Jehan is a pretty 12-year-old Islamic girl who sees visions of her own possible futures. These visions suggest that she will be raped in an alley, disowned by her fundamentalist Muslim father, and forced to live as a whore until she dies. Or she could kill her potential rapist first, but if she does that she will be executed, unless somebody saves her by paying the blood price… There are too many “ifs” and too many potential paths and, as a child, Jehan is haunted by all the possibilities and her knowledge that something bad will happen, but not knowing exactly which of those branches her life will take.
Interspersed with these disturbing visions, we see Jehan in a possible future as an assistant and then a colleague to the men who are, during World War II, trying to unravel the secrets of quantum physics. Their findings will enlighten the world, but may also give the Nazis the knowledge they need to design horrific weapons. Does Jehan have the power to influence these sorts of future possible paths, too?

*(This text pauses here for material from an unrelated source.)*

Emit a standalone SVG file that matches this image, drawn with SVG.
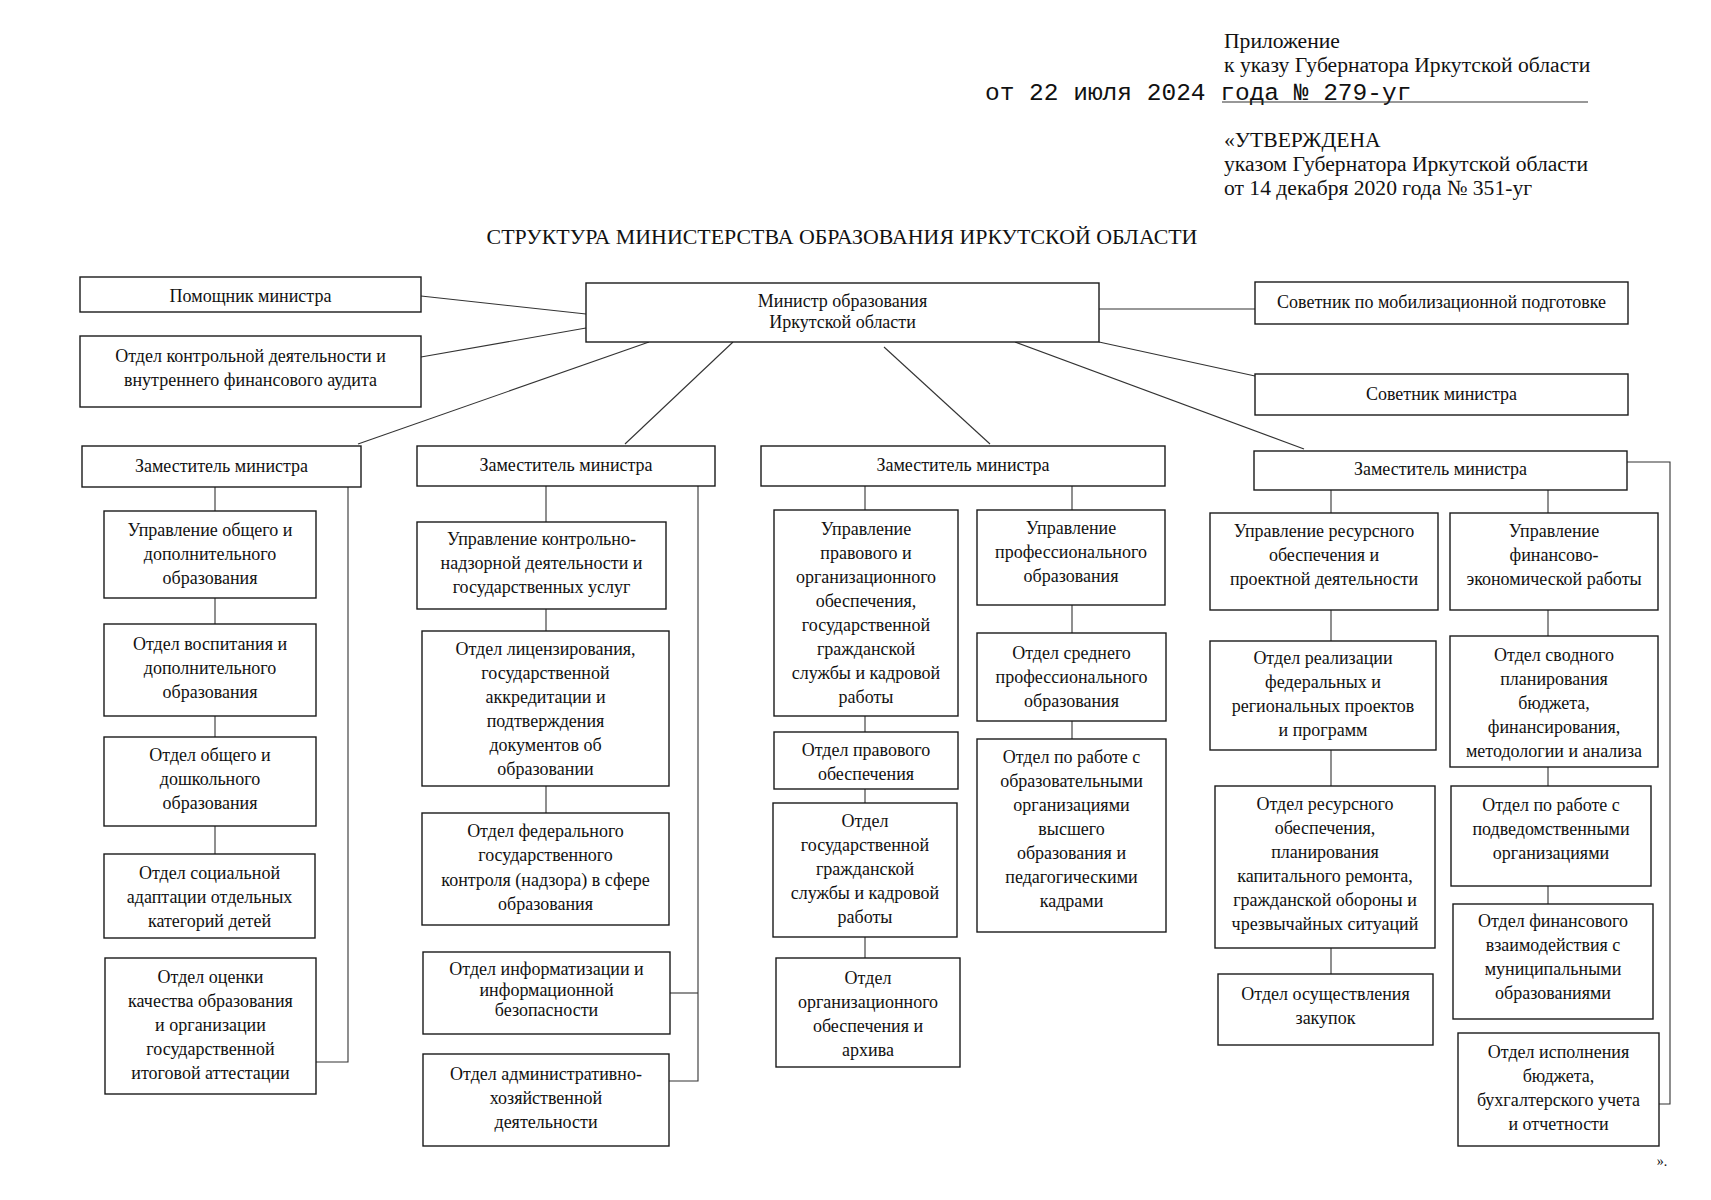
<svg xmlns="http://www.w3.org/2000/svg" width="1711" height="1200" viewBox="0 0 1711 1200">
<style>
.bg{fill:#fff}
.box{fill:#fff;stroke:#1a1a1a;stroke-width:1.4}
.t{font-family:"Liberation Serif","Times New Roman",serif;font-size:18px;text-anchor:middle;fill:#111}
.h{font-family:"Liberation Serif","Times New Roman",serif;font-size:21.6px;fill:#111}
.m{font-family:"Liberation Mono","Courier New",monospace;font-size:24.5px;fill:#111}
.c{stroke:#333;stroke-width:1.1;fill:none}
</style>
<rect class="bg" x="0" y="0" width="1711" height="1200"/>
<g id="header">
<text class="h" x="1224" y="48">Приложение</text>
<text class="h" x="1224" y="72">к указу Губернатора Иркутской области</text>
<text class="m" x="985" y="100">от 22 июля 2024 года № 279-уг</text>
<line x1="1222" y1="102" x2="1588" y2="102" stroke="#333" stroke-width="1.2"/>
<text class="h" x="1224" y="147">«УТВЕРЖДЕНА</text>
<text class="h" x="1224" y="171">указом Губернатора Иркутской области</text>
<text class="h" x="1224" y="195">от 14 декабря 2020 года № 351-уг</text>
<text class="h" x="842" y="244" text-anchor="middle" style="font-size:21.9px">СТРУКТУРА МИНИСТЕРСТВА ОБРАЗОВАНИЯ ИРКУТСКОЙ ОБЛАСТИ</text>
<text class="t" x="1662" y="1166" style="font-size:14px">».</text>
</g>
<g id="connectors">
<line class="c" x1="421" y1="296" x2="586" y2="314"/>
<line class="c" x1="421" y1="357" x2="586" y2="328"/>
<line class="c" x1="1099" y1="309" x2="1255" y2="309"/>
<line class="c" x1="1099" y1="342" x2="1255" y2="376"/>
<line class="c" x1="649" y1="342" x2="358" y2="444"/>
<line class="c" x1="733" y1="342" x2="625" y2="444"/>
<line class="c" x1="884" y1="347" x2="990" y2="444"/>
<line class="c" x1="1015" y1="342" x2="1304" y2="449"/>
<line class="c" x1="215" y1="487" x2="215" y2="511"/>
<line class="c" x1="215" y1="598" x2="215" y2="624"/>
<line class="c" x1="215" y1="716" x2="215" y2="737"/>
<line class="c" x1="215" y1="826" x2="215" y2="854"/>
<polyline class="c" points="348,487 348,1062 316,1062"/>
<line class="c" x1="546" y1="486" x2="546" y2="522"/>
<line class="c" x1="546" y1="609" x2="546" y2="631"/>
<line class="c" x1="546" y1="786" x2="546" y2="813"/>
<polyline class="c" points="698,486 698,1081 669,1081"/>
<line class="c" x1="670" y1="993" x2="698" y2="993"/>
<line class="c" x1="865" y1="486" x2="865" y2="510"/>
<line class="c" x1="865" y1="716" x2="865" y2="732"/>
<line class="c" x1="865" y1="789" x2="865" y2="803"/>
<line class="c" x1="865" y1="937" x2="865" y2="958"/>
<line class="c" x1="1072" y1="486" x2="1072" y2="510"/>
<line class="c" x1="1072" y1="605" x2="1072" y2="633"/>
<line class="c" x1="1072" y1="721" x2="1072" y2="739"/>
<line class="c" x1="1331" y1="490" x2="1331" y2="513"/>
<line class="c" x1="1331" y1="610" x2="1331" y2="641"/>
<line class="c" x1="1331" y1="750" x2="1331" y2="786"/>
<line class="c" x1="1331" y1="948" x2="1331" y2="974"/>
<line class="c" x1="1548" y1="490" x2="1548" y2="513"/>
<line class="c" x1="1548" y1="610" x2="1548" y2="636"/>
<line class="c" x1="1548" y1="767" x2="1548" y2="786"/>
<line class="c" x1="1548" y1="886" x2="1548" y2="904"/>
<polyline class="c" points="1627,462 1670,462 1670,1104 1659,1104"/>
</g>
<g id="assistant"><rect class="box" x="80" y="277" width="341" height="35"/><text class="t"><tspan x="250.5" y="302">Помощник министра</tspan></text></g>
<g id="control"><rect class="box" x="80" y="336" width="341" height="71"/><text class="t"><tspan x="250.5" y="362">Отдел контрольной деятельности и</tspan><tspan x="250.5" y="386">внутреннего финансового аудита</tspan></text></g>
<g id="minister"><rect class="box" x="586" y="283" width="513" height="59"/><text class="t"><tspan x="842.5" y="307">Министр образования</tspan><tspan x="842.5" y="328">Иркутской области</tspan></text></g>
<g id="mob"><rect class="box" x="1255" y="282" width="373" height="42"/><text class="t"><tspan x="1441.5" y="308">Советник по мобилизационной подготовке</tspan></text></g>
<g id="adviser"><rect class="box" x="1255" y="374" width="373" height="41"/><text class="t"><tspan x="1441.5" y="400">Советник министра</tspan></text></g>
<g id="d1"><rect class="box" x="82" y="446" width="279" height="41"/><text class="t"><tspan x="221.5" y="472">Заместитель министра</tspan></text></g>
<g id="d2"><rect class="box" x="417" y="446" width="298" height="40"/><text class="t"><tspan x="566" y="471">Заместитель министра</tspan></text></g>
<g id="d3"><rect class="box" x="761" y="446" width="404" height="40"/><text class="t"><tspan x="963" y="471">Заместитель министра</tspan></text></g>
<g id="d4"><rect class="box" x="1254" y="451" width="373" height="39"/><text class="t"><tspan x="1440.5" y="475">Заместитель министра</tspan></text></g>
<g id="c1a"><rect class="box" x="104" y="511" width="212" height="87"/><text class="t"><tspan x="210" y="536">Управление общего и</tspan><tspan x="210" y="560">дополнительного</tspan><tspan x="210" y="584">образования</tspan></text></g>
<g id="c1b"><rect class="box" x="104" y="624" width="212" height="92"/><text class="t"><tspan x="210" y="650">Отдел воспитания и</tspan><tspan x="210" y="674">дополнительного</tspan><tspan x="210" y="698">образования</tspan></text></g>
<g id="c1c"><rect class="box" x="104" y="737" width="212" height="89"/><text class="t"><tspan x="210" y="761">Отдел общего и</tspan><tspan x="210" y="785">дошкольного</tspan><tspan x="210" y="809">образования</tspan></text></g>
<g id="c1d"><rect class="box" x="104" y="854" width="211" height="84"/><text class="t"><tspan x="209.5" y="879">Отдел социальной</tspan><tspan x="209.5" y="903">адаптации отдельных</tspan><tspan x="209.5" y="927">категорий детей</tspan></text></g>
<g id="c1e"><rect class="box" x="105" y="958" width="211" height="136"/><text class="t"><tspan x="210.5" y="983">Отдел оценки</tspan><tspan x="210.5" y="1007">качества образования</tspan><tspan x="210.5" y="1031">и организации</tspan><tspan x="210.5" y="1055">государственной</tspan><tspan x="210.5" y="1079">итоговой аттестации</tspan></text></g>
<g id="c2a"><rect class="box" x="417" y="522" width="249" height="87"/><text class="t"><tspan x="541.5" y="545">Управление контрольно-</tspan><tspan x="541.5" y="569">надзорной деятельности и</tspan><tspan x="541.5" y="593">государственных услуг</tspan></text></g>
<g id="c2b"><rect class="box" x="422" y="631" width="247" height="155"/><text class="t"><tspan x="545.5" y="655">Отдел лицензирования,</tspan><tspan x="545.5" y="679">государственной</tspan><tspan x="545.5" y="703">аккредитации и</tspan><tspan x="545.5" y="727">подтверждения</tspan><tspan x="545.5" y="751">документов об</tspan><tspan x="545.5" y="775">образовании</tspan></text></g>
<g id="c2c"><rect class="box" x="422" y="813" width="247" height="112"/><text class="t"><tspan x="545.5" y="837">Отдел федерального</tspan><tspan x="545.5" y="861">государственного</tspan><tspan x="545.5" y="886">контроля (надзора) в сфере</tspan><tspan x="545.5" y="910">образования</tspan></text></g>
<g id="c2d"><rect class="box" x="423" y="952" width="247" height="82"/><text class="t"><tspan x="546.5" y="975">Отдел информатизации и</tspan><tspan x="546.5" y="996">информационной</tspan><tspan x="546.5" y="1016">безопасности</tspan></text></g>
<g id="c2e"><rect class="box" x="423" y="1054" width="246" height="92"/><text class="t"><tspan x="546" y="1080">Отдел административно-</tspan><tspan x="546" y="1104">хозяйственной</tspan><tspan x="546" y="1128">деятельности</tspan></text></g>
<g id="c3a"><rect class="box" x="774" y="510" width="184" height="206"/><text class="t"><tspan x="866" y="535">Управление</tspan><tspan x="866" y="559">правового и</tspan><tspan x="866" y="583">организационного</tspan><tspan x="866" y="607">обеспечения,</tspan><tspan x="866" y="631">государственной</tspan><tspan x="866" y="655">гражданской</tspan><tspan x="866" y="679">службы и кадровой</tspan><tspan x="866" y="703">работы</tspan></text></g>
<g id="c3b"><rect class="box" x="774" y="732" width="184" height="57"/><text class="t"><tspan x="866" y="756">Отдел правового</tspan><tspan x="866" y="780">обеспечения</tspan></text></g>
<g id="c3c"><rect class="box" x="773" y="803" width="184" height="134"/><text class="t"><tspan x="865" y="827">Отдел</tspan><tspan x="865" y="851">государственной</tspan><tspan x="865" y="875">гражданской</tspan><tspan x="865" y="899">службы и кадровой</tspan><tspan x="865" y="923">работы</tspan></text></g>
<g id="c3d"><rect class="box" x="776" y="958" width="184" height="109"/><text class="t"><tspan x="868" y="984">Отдел</tspan><tspan x="868" y="1008">организационного</tspan><tspan x="868" y="1032">обеспечения и</tspan><tspan x="868" y="1056">архива</tspan></text></g>
<g id="c3e"><rect class="box" x="977" y="510" width="188" height="95"/><text class="t"><tspan x="1071" y="534">Управление</tspan><tspan x="1071" y="558">профессионального</tspan><tspan x="1071" y="582">образования</tspan></text></g>
<g id="c3f"><rect class="box" x="977" y="633" width="189" height="88"/><text class="t"><tspan x="1071.5" y="659">Отдел среднего</tspan><tspan x="1071.5" y="683">профессионального</tspan><tspan x="1071.5" y="707">образования</tspan></text></g>
<g id="c3g"><rect class="box" x="977" y="739" width="189" height="193"/><text class="t"><tspan x="1071.5" y="763">Отдел по работе с</tspan><tspan x="1071.5" y="787">образовательными</tspan><tspan x="1071.5" y="811">организациями</tspan><tspan x="1071.5" y="835">высшего</tspan><tspan x="1071.5" y="859">образования и</tspan><tspan x="1071.5" y="883">педагогическими</tspan><tspan x="1071.5" y="907">кадрами</tspan></text></g>
<g id="c4a"><rect class="box" x="1210" y="513" width="228" height="97"/><text class="t"><tspan x="1324" y="537">Управление ресурсного</tspan><tspan x="1324" y="561">обеспечения и</tspan><tspan x="1324" y="585">проектной деятельности</tspan></text></g>
<g id="c4b"><rect class="box" x="1210" y="641" width="226" height="109"/><text class="t"><tspan x="1323" y="664">Отдел реализации</tspan><tspan x="1323" y="688">федеральных и</tspan><tspan x="1323" y="712">региональных проектов</tspan><tspan x="1323" y="736">и программ</tspan></text></g>
<g id="c4c"><rect class="box" x="1215" y="786" width="220" height="162"/><text class="t"><tspan x="1325" y="810">Отдел ресурсного</tspan><tspan x="1325" y="834">обеспечения,</tspan><tspan x="1325" y="858">планирования</tspan><tspan x="1325" y="882">капитального ремонта,</tspan><tspan x="1325" y="906">гражданской обороны и</tspan><tspan x="1325" y="930">чрезвычайных ситуаций</tspan></text></g>
<g id="c4d"><rect class="box" x="1218" y="974" width="215" height="71"/><text class="t"><tspan x="1325.5" y="1000">Отдел осуществления</tspan><tspan x="1325.5" y="1024">закупок</tspan></text></g>
<g id="c4e"><rect class="box" x="1450" y="513" width="208" height="97"/><text class="t"><tspan x="1554" y="537">Управление</tspan><tspan x="1554" y="561">финансово-</tspan><tspan x="1554" y="585">экономической работы</tspan></text></g>
<g id="c4f"><rect class="box" x="1450" y="636" width="208" height="131"/><text class="t"><tspan x="1554" y="661">Отдел сводного</tspan><tspan x="1554" y="685">планирования</tspan><tspan x="1554" y="709">бюджета,</tspan><tspan x="1554" y="733">финансирования,</tspan><tspan x="1554" y="757">методологии и анализа</tspan></text></g>
<g id="c4g"><rect class="box" x="1451" y="786" width="200" height="100"/><text class="t"><tspan x="1551" y="811">Отдел по работе с</tspan><tspan x="1551" y="835">подведомственными</tspan><tspan x="1551" y="859">организациями</tspan></text></g>
<g id="c4h"><rect class="box" x="1453" y="904" width="200" height="115"/><text class="t"><tspan x="1553" y="927">Отдел финансового</tspan><tspan x="1553" y="951">взаимодействия с</tspan><tspan x="1553" y="975">муниципальными</tspan><tspan x="1553" y="999">образованиями</tspan></text></g>
<g id="c4i"><rect class="box" x="1458" y="1033" width="201" height="113"/><text class="t"><tspan x="1558.5" y="1058">Отдел исполнения</tspan><tspan x="1558.5" y="1082">бюджета,</tspan><tspan x="1558.5" y="1106">бухгалтерского учета</tspan><tspan x="1558.5" y="1130">и отчетности</tspan></text></g>
</svg>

The title of George Alec Effinger’s story, Schrödinger’s Kitten, refers to Erwin Schrödinger’s famous paradoxical thought experiment now known as Schrödinger’s Cat, which he used as an absurd argument to challenge the ideas of Einstein and his colleagues about the role of the observer in the dual state of subatomic particles. The title also refers to his assistant Jehan, whose strange visions of different possible personal futures represent the Many-Worlds Interpretation (MWI) of quantum mechanics, which Hugh Everett developed to explain Schrödinger’s paradox. Jehan, a spiritual woman who is a faithful Muslim and personally experiences the understanding that her life has many potential branches which could all possibly be real, suggests that quantum physics is God’s game that he plays with humans.
Schrödinger’s Kitten is one of those rare stories that have won both the Hugo and Nebula awards. It’s a well-constructed, mind-expanding story. I enjoyed the discussions of quantum mechanics and the way that Effinger, in such a short space, successfully married quantum mechanics, nuclear war, parallel universes, and spiritualism.
I listened to Infinivox’s audio production, which is 1 hour and 16 minutes long and is available at Audible.com for only $4.95. It was read by Amy Bruce, who did a nice job.